System Design

You can build this project to be anything from simple to sophisticated. The requirements we set for our design were these:

1. Receive broadcast video

2. Provide full personal video recorder (PVR) functionality, including pause, rewind, and fast forward/reverse, and including selection of shows to record

3. Compress recorded video, and provide sufficient storage for many hours of recorded video

4. Record video on a server for playback on multiple networked clients

5. Play recorded video, MP3 audio, and DVDs

6. Provide a client user interface suitable for use on the TV screen, from across the room, via remote control

7. Create DVDs from recordings or other sources, including video editing and authoring

If you match these requirements against the key components in Figure 6, you get the requirements for those components:

Tuner — The tuner (which incorporates the demodulator function) inputs RF or composite video signals and outputs a compressed digital video stream. The tuner selects the channel you’re watching, extracts the analog video signal, and then digitizes it (or a direct composite video signal input) into a bit stream. A compressor (see Video CODEC below) reduces the size and data rate of that bit stream, which then appears at the tuner output.

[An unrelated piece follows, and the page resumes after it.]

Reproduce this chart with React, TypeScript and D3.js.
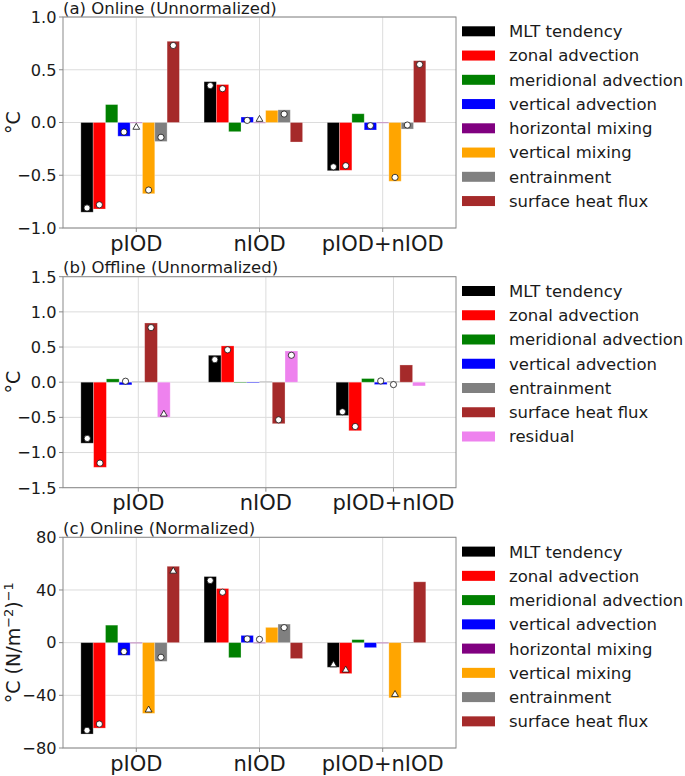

Disk storage — A standard quality DVD runs at a little over 5 Mbps, or 0.625 MBps. Multiply by 3600 and you get about 2.25 GB per hour, a number you can use to start to size the disk storage you want in your server. You’ll want the large disks directly in the server so you can avoid the network traffic you’d see between a file server and the TV server if you put the disks on a remote machine. It’s better to save the network bandwidth for video distribution to clients.

Video CODEC — Including both compression and decompression, and indicated as the MPEG decoder in the figure, the video CODEC (coder/decoder) is responsible (in the server) for compressing video headed to disk storage, and (in the client) for decompressing video headed for the display. Compression is typically part of the tuner, because it’s usually done in hardware to meet the need to do compression in real time, but faster processors have improved the quality of compression possible in software. The day is not that far off when a PC can do real-time, high-quality MPEG-2 compression entirely in software, although it’s less clear why you’d want to use essentially the entire processing capacity of a PC to replace the function of a chip costing about one percent of the price of that PC.

Server processing — The TV server software imposes only a small load on the host processor. Software able to do MPEG-2 compression on the processor would let you use a wider range of TV tuner cards, but will consume even the fastest processor to handle just one stream.

A more useful way to consume processor cycles is in authoring and burning DVDs. You’ll compress raw, uncompressed AVI files, and may need to transcode (decompress and recompress) MPEG-2 files to reduce the data rate. That processing runs on the PC, and although the software we worked with wasn’t able to exploit the hyperthreading architecture of the Intel processor we used, the raw speed helps keep authoring time to a minimum.

Client processing — Each television needs client processing in an attached PC to provide the on-screen user interface and to play video stored on the server computer. Playback includes both network access and MPEG-2 decompression (see Video CODEC); MPEG-2 decompression is less demanding on the processor, and although it was a challenge to do in real time with the first Pentium and Pentium II processors, it’s easily done now in software on even the slowest processor you’re likely to have lying around. Processing on the client PC should also include the capability to play a DVD from the local drive so you don’t need a separate DVD player.

Remote control — Even though you can use a wireless keyboard and mouse to control the client software, it’s awkward to need all that hardware. More useful is to have a remote control similar to what you’dnormally use to control a television. You can use either radio or infrared signals; infrared doesn’t go through walls, so is less likely to have inter-room interference issues, but you’ll need to be careful if you’re also using infrared to control a satellite or cable TV set top box.

We decided to only require reception of off-the-air video for the version we describe here, but the components we used are capable of being adapted to drive satellite and cable TV set top boxes, feeding a composite or S-Video signal into your video capture device.

You’ll need to decide how much storage you want. If you follow the lead of the first generation TiVo PVRs, you’ll want up to 35 hours of capacity, which translates into 35 hours * 2.25 GB per hour = 78.75 GB.Translate that to disk capacities (which use factors of 1000 and not 1024) and you need 85 GB of space. (In practice, first-generation TiVos shipped with 40 GB disks, but use a range of compression rates — that’s why the specification is for up to 35 hours.) Table 3-1 uses the same approach, and includes two different compression rates. The 0.625 MBps rate assumes MPEG-2, as above; the 3.614 MBps rate assumes video compressed to an AVI format with little processing and higher quality.Total storage numbers in the table are rounded up.

 


Table 3-1 notwithstanding, we simply decided to cram as much storage into the box as we could conveniently fit. You’ll need Windows 2000 or later to address the very large files and partitions associated with video; depending on the software you use, you may or may not be able to segment the storage into multiple partitions. If you can’t, then you’ll need to use RAID striping to combine multiple disks together. You can do that with Windows Server, or with hardware.